After an eighth place finish in 1965, Chicago Cubs’ owner, P.K. Wrigley, hired Leo Durocher as the manager for the next season. Upon arrival, the legendary Durocher is supposed to have thundered, “This is no eighth-place club.” He was right – well, sort of. The club finished with a 59-103 record and in tenth place. The mediocrity of the Cubs is legendary, as is the love of its fans who are a paean to prolonged unrequited love. John Snyder provides the perfect panacea to the Chicago Cubs fan by chronicling in telling detail the vicissitudes of the ballclub from 1876 to 2004. This is the definitive record of the club’s activities, complete with records and player performances. But it is also more than a dry, detailed history of the club. Snyder captures the zeitgeist of the true baseball fan by providing numerous vignettes that help explain the team’s performance in a particular season and why certain players are held in such esteem by the fans.
Gems abound in Snyder’s book. Tinker (shortstop) to Evers (second base) to Chance (first base) is the famous double-play combination that confounded opponents and etched themselves in fans’ hearts by their play from 1902 to 1912. Years of beanings in a helmet-less era led to Frank Chance suffering from blinding headaches and deafness and ultimately led the estimable first baseman to retire as a player in April 1912. The legend of this inimitable trio was enhanced by a poem, “Baseball’s Sad Lexicon,” written by Franklin Adams, a New York scribe whose team was thwarted once too often by the Chicagoans. Many in baseball feel that the poem was singularly responsible for the three supposedly mediocre players’ induction into the Hall of Fame. Snider painstakingly went through newspaper articles and record books to find evidence that the poem had very little effect on the players’ recognition.

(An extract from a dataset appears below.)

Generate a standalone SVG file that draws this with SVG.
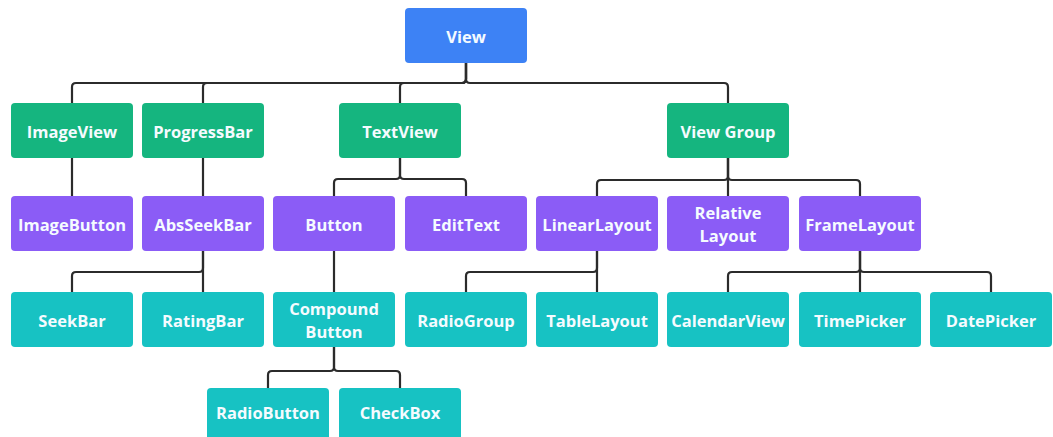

For Cub fans and fans of baseball in general, the book is likely to be a bitter sweet trip drenched in nostalgia. Ernie Banks, “Mr. Cub” to many, played illustriously for many years, always with a cheerful disposition. Yet, Banks never played in a single post-season game. In the 1969 season, the Cubs had an 8 ½ game lead on August 13, only to go into a freefall that allowed the New York Mets to make history. After 39 years of futility, the Cubs reached the post season in 1984, only to watch their World Series dreams roll through the legs of first baseman, Leon Durham.
Perhaps, George Will best summed up what it is to be a Cub fan. When the Cubs took a two-to-nothing lead in the best of five National League Championship Series in 1984, the erudite scribe remarked, “We all know that means it will be the Padres in five.” Whether it was Leon Durham in 1984 or Steve Bartman in 2003, total glory seems to be just out of reach for the Cubs. Yet, its good-natured fans wait patiently. Snyder’s book provides the perfect gift for the Chicago Cubs diehard.